On l’aura peut-être compris, en m’écoutant entre les mots, je ne suis pas Marie-Anne Cohendet, ni même Bertrand Mathieu[10], Marie-Anne Mathieu peut-être, ou plus simplement, vous remerciant de m’avoir écoutée, Valérie Le Bihan.

[1] Cet article reprend le texte dʼune intervention faite à la demi-journée dʼétudes organisée par la Faculté de droit et science politique de lʼUniversité Lumière Lyon 2, le 26/11/2008, sur “Les nouveaux enjeux contentieux du droit de lʼenvironnement”.

[2] Décision n° 2008-564 DC, JORF du 26/06/2008, p. 10228.

[3]Idem.

[4] Décision n° 2005-514 DC, JORF du 4/05/2005, p. 7702.

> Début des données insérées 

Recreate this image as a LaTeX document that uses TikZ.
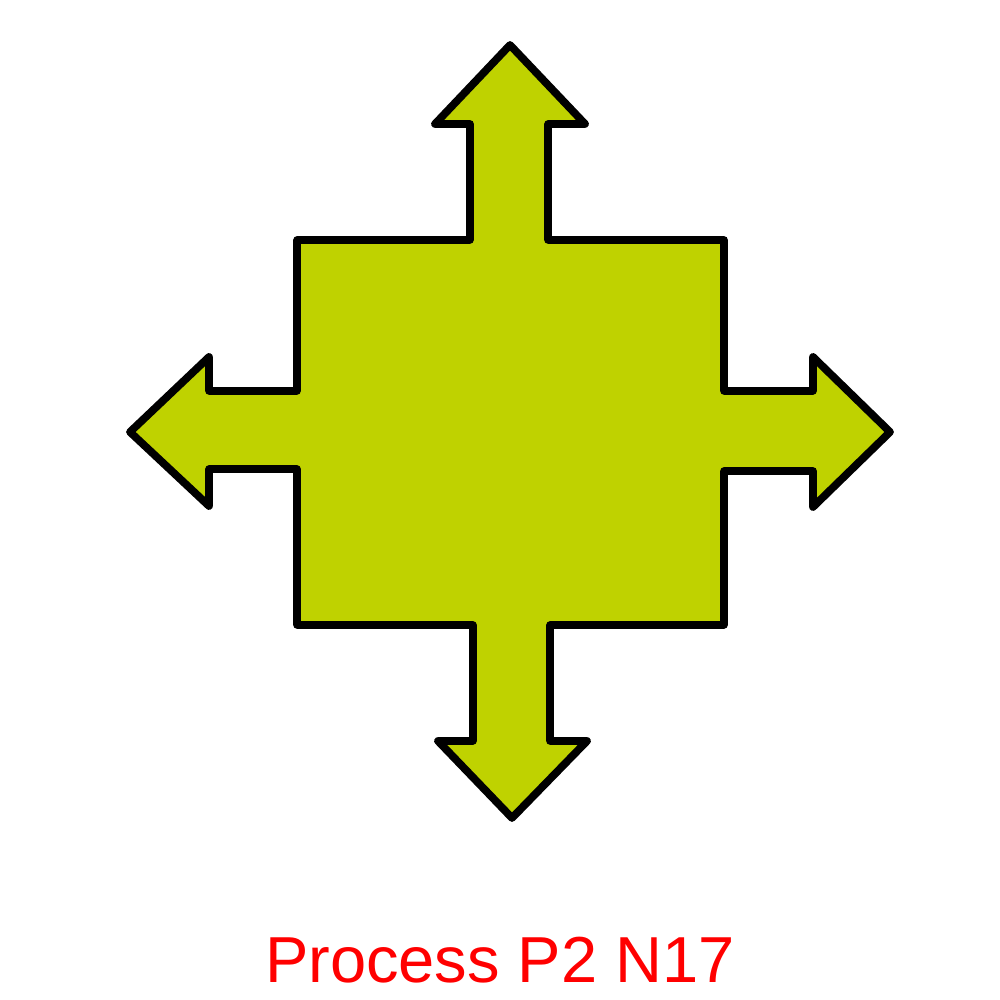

[5] “La Charte et lʼinstrument financier et fiscal”, RJE n° spécial 2005, p. 243.

[6] “La Charte de lʼenvironnement deux ans après : chronique dʼune anesthésie au Palais-Royal (1ère partie)”, RJE 2007, p. 288.

[7] Décision n° 2000-441 DC du 28/12/2000, JORF du 31/12/2000, p. 21204.

[8] “La Charte constitutionnelle de lʼenvironnement face au droit de la Cour européenne des droits de lʼhomme”, RJE n° spécial 2005, p. 203

[9]Idem.

[10] Lʼopinion de cet auteur est exposée, entre autres, dans “La Charte et le Conseil constitutionnel : point de vue”, RJE n° spécial 2005, p. 131.